:: Data provided ::

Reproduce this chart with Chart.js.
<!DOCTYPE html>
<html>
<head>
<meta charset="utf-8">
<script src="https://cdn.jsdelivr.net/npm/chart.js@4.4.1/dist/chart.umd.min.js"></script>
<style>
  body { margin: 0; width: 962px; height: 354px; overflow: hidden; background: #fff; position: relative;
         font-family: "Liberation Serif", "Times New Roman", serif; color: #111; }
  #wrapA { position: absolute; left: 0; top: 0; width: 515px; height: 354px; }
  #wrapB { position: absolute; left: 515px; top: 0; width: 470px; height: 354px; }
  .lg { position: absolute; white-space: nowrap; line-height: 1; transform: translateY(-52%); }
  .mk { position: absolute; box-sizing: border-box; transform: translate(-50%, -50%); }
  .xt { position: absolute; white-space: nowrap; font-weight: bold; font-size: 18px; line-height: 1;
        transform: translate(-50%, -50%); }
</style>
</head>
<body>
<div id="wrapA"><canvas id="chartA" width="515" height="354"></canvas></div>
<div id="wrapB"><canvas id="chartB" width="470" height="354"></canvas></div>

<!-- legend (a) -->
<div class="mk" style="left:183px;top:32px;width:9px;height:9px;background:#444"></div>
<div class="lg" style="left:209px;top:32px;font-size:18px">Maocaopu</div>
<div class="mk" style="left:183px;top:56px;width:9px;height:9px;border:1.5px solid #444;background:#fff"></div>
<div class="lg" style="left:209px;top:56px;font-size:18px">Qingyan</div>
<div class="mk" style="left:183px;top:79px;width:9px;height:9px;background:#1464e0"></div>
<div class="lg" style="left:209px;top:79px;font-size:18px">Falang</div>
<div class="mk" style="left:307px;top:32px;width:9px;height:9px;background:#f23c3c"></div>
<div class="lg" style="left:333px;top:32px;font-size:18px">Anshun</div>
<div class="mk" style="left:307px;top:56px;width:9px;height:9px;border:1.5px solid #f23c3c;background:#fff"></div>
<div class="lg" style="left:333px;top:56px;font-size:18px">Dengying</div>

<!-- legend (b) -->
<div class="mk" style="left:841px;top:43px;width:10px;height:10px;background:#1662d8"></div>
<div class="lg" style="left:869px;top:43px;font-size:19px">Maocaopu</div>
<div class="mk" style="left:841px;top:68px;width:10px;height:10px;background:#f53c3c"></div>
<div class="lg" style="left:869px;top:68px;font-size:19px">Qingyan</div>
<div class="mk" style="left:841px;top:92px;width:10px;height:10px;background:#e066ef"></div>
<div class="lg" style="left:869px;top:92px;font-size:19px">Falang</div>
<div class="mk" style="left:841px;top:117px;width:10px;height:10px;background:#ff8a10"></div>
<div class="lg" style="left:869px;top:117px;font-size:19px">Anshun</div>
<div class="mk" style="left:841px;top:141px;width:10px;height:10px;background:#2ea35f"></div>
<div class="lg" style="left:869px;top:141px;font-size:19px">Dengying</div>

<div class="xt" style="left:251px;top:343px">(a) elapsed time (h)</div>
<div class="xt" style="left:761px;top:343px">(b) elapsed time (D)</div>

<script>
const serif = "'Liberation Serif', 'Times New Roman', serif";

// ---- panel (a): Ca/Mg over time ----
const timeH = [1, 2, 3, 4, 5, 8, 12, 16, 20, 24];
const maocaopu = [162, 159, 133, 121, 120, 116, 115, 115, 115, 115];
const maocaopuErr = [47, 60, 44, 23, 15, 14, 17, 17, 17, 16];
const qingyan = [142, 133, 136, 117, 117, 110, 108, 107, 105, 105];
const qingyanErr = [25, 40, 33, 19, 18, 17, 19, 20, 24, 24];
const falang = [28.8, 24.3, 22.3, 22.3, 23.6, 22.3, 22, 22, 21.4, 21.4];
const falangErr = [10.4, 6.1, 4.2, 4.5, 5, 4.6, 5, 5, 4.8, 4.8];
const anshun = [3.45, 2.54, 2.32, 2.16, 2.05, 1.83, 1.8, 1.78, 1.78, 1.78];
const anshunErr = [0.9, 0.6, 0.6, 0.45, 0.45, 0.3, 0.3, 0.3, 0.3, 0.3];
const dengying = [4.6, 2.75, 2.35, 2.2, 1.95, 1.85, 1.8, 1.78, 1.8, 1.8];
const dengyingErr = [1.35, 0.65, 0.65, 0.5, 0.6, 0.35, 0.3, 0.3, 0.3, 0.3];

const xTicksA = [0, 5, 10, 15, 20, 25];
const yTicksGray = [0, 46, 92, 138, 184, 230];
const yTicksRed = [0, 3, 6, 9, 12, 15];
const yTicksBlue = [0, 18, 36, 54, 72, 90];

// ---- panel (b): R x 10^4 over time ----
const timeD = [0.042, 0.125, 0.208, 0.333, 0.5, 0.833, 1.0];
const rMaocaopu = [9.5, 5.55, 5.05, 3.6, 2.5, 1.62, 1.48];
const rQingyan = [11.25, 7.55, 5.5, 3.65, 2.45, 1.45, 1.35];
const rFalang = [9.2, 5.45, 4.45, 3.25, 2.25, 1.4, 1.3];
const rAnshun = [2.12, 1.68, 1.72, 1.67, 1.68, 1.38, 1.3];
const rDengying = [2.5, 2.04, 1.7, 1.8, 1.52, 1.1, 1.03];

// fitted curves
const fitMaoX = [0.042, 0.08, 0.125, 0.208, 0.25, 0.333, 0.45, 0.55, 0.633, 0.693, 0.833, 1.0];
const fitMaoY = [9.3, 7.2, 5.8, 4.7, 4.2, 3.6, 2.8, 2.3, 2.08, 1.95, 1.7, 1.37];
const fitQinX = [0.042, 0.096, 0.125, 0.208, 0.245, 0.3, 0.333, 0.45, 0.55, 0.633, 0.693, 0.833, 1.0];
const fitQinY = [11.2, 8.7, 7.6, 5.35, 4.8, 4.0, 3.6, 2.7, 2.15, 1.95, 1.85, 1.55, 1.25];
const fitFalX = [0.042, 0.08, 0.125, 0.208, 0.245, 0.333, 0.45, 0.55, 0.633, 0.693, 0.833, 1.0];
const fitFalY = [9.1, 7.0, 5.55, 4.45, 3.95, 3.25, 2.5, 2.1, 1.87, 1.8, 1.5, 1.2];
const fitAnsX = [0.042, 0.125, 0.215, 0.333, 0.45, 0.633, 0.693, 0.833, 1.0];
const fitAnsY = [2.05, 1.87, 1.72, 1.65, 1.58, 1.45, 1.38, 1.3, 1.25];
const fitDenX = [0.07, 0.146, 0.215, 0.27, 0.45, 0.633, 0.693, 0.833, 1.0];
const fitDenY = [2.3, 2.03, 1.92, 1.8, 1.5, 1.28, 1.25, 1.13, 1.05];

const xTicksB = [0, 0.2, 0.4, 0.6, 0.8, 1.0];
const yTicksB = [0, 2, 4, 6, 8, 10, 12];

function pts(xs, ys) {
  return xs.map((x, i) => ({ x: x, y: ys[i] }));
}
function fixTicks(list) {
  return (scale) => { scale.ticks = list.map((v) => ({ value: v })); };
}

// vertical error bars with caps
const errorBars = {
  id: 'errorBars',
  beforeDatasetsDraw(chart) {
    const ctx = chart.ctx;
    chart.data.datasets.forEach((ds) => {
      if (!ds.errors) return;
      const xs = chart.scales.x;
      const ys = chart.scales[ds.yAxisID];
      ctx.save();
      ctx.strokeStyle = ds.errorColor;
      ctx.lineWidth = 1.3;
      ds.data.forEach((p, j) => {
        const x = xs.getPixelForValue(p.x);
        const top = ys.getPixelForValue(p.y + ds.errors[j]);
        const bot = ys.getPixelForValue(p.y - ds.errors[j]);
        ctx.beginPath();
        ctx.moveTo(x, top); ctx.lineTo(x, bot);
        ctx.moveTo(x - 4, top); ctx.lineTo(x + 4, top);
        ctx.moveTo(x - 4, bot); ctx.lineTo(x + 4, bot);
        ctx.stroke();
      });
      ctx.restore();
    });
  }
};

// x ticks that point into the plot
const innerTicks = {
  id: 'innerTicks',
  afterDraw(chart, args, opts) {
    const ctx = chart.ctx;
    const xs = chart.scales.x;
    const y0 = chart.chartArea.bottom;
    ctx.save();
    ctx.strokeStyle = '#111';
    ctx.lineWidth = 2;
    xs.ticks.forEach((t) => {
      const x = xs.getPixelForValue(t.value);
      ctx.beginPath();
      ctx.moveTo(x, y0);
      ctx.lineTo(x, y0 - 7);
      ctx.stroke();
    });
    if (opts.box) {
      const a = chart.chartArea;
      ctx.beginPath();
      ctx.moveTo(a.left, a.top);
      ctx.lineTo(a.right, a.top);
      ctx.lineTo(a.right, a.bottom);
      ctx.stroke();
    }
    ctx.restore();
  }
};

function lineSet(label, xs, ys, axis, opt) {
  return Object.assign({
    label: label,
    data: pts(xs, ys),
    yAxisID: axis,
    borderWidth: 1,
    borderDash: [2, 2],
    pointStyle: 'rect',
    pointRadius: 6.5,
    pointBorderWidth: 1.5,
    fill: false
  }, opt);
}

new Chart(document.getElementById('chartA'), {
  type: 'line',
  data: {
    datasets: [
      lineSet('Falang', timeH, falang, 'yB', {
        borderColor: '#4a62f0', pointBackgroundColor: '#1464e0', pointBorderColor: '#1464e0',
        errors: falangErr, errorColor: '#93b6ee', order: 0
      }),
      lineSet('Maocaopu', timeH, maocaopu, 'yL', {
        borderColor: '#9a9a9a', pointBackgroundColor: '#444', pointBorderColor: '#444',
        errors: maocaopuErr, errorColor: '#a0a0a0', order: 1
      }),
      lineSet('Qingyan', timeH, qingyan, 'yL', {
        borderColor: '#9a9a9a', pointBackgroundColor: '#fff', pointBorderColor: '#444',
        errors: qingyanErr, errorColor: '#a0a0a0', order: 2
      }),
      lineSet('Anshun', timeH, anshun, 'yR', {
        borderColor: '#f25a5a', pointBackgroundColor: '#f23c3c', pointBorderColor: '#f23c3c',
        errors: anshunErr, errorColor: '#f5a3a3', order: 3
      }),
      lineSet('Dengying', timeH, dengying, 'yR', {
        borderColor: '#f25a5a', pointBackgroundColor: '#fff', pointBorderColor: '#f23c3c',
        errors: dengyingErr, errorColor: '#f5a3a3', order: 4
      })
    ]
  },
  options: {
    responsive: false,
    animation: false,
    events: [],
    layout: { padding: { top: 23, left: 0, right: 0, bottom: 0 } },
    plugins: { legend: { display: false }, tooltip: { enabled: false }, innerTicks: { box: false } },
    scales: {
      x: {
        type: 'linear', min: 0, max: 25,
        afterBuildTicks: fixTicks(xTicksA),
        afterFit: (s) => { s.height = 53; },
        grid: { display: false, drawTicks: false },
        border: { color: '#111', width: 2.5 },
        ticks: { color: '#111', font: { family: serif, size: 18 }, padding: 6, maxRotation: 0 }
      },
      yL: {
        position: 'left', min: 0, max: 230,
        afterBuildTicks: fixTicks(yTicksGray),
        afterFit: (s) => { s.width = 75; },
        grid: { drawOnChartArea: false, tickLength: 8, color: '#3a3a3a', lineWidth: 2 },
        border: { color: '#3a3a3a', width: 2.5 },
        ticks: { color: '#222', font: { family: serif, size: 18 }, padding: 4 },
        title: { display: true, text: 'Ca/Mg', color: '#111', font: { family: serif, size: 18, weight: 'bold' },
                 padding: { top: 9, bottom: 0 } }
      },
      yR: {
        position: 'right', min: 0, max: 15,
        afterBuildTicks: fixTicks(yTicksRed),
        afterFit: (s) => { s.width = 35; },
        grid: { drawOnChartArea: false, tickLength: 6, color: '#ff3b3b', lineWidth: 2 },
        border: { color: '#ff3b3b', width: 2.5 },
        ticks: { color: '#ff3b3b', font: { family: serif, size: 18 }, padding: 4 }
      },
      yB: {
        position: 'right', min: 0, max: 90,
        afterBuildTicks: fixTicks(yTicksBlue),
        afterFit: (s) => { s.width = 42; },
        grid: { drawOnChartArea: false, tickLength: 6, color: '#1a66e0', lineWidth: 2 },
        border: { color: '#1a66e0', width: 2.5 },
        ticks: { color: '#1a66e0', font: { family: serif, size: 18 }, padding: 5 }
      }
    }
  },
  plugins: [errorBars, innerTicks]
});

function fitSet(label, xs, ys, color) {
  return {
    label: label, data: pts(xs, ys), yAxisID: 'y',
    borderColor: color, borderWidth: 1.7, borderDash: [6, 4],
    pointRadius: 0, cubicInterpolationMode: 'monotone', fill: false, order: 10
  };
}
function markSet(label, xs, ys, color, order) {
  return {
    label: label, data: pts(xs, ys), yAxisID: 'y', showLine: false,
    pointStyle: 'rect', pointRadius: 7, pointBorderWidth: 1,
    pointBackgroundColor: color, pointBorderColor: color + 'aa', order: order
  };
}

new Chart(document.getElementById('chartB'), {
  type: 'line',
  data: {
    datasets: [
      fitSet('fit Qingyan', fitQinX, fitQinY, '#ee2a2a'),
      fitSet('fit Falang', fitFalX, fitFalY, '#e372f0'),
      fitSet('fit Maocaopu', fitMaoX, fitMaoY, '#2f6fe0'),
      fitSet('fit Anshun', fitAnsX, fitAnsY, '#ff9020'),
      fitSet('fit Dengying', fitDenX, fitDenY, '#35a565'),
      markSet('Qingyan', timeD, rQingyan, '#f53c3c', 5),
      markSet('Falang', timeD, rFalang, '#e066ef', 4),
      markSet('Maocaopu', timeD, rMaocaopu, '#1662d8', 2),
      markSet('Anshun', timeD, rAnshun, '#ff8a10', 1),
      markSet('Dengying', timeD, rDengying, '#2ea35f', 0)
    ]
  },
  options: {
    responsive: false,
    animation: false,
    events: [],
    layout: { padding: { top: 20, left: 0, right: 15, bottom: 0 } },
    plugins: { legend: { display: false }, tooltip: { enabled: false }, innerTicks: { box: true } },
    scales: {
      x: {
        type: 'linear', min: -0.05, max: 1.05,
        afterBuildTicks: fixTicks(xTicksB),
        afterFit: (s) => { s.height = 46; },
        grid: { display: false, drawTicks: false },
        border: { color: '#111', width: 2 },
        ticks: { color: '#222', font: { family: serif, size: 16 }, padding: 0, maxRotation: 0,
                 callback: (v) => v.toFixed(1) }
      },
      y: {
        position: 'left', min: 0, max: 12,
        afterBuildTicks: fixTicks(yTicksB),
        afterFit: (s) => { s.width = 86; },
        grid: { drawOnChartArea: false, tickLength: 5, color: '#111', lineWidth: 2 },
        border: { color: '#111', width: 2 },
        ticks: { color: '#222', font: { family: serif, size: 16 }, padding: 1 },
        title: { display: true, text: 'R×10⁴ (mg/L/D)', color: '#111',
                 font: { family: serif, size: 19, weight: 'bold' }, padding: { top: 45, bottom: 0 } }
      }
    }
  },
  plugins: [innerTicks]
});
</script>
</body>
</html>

:: Set problem ::
Review the material and copy each line in which the word "with" appears.

:: The solution ::
Reproduce this chart with Chart.js.
// vertical error bars with caps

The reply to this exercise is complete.